Im Streitfall steht außer Frage, dass das Unternehmen Hotelpension T. nicht mehr sanierungsfähig ist, da es zwangsversteigert ist. Die Klägerin begehrt die Steuerfreiheit des Veräußerungsgewinns unter dem Gesichtspunkt der unternehmerbezogenen Sanierung.
Ein steuerfreier Sanierungsgewinn unter dem Gesichtspunkt der so genannten unternehmerbezogenen Sanierung scheidet im Streitfall aus. Der BFH hat zwar mehrfach entschieden, dass es für die Sanierungseignung genüge, wenn der Forderungserlass einem Einzelunternehmer oder einem persönlichen Gesellschafter die Möglichkeit bietet, nach Aufgabe des Unternehmens als Angestellter oder in irgend einer anderen Form wirtschaftlich weiter zu bestehen, ohne von den bisherigen Schulden beeinträchtigt zu sein (BFH-Urteil vom 14. März 1990 I R 64/85, BFHE 161, 28, BStBl II 1990, 810). Allerdings hat der BFH in diesen Fällen lediglich das Erfordernis der Sanierungseignung unternehmerbezogen gesehen. Dagegen hat er bei der Beurteilung der Sanierungsbedürftigkeit, das heißt der Existenzbedrohung durch Überschuldung o.ä., auf die Verhältnisse des Unternehmens abgestellt. Eine Sanierungsbedürftigkeit ist im Streitfall nicht mehr gegeben, da das Unternehmen - jedenfalls in der Hand der Klägerin - nicht mehr existiert.

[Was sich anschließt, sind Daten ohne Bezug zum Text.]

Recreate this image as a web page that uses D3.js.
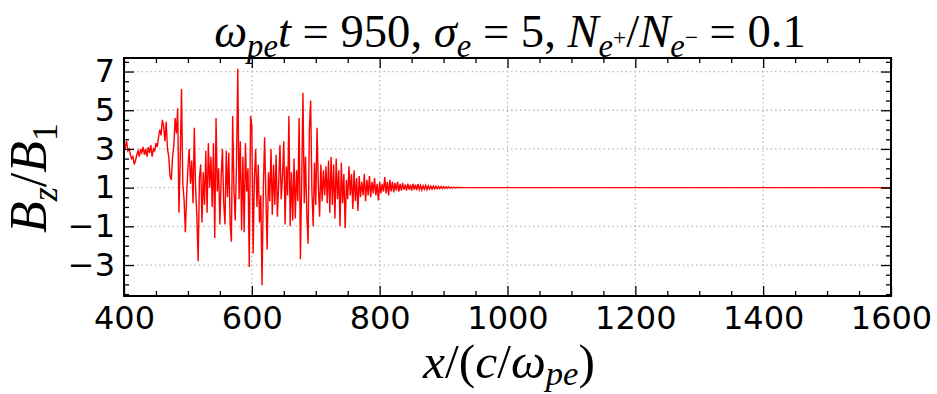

Das gefundene Ergebnis verstößt weder gegen den Zweck des § 3 Nr. 66 EStG noch führt es zu unbilligen Ergebnissen. Die Rechtsprechung hat den Sinn und Zweck der Vorschrift darin gesehen, das Not leidende Unternehmen als Faktor des Wirtschaftslebens insbesondere als Einkunftsquelle des Unternehmers und seiner Arbeitnehmer erhalten bleiben soll (BFH-Urteil vom 7. Februar 1985 IV R 177/83, BFHE 143, 531, BStBl II 1985, 504). Darüber hinaus gehend hatte der BFH in Bezug auf die unternehmerbezogene Sanierung ausgeführt, durch die Steuerbefreiung der Sanierung solle der Erlass von Forderungen begünstigt werden, die nicht mehr vollwertig seien, jedoch den Schuldner in seiner Existenz bedrohten.
Die Kostenentscheidung beruht auf § 135 Abs. 1 FGO.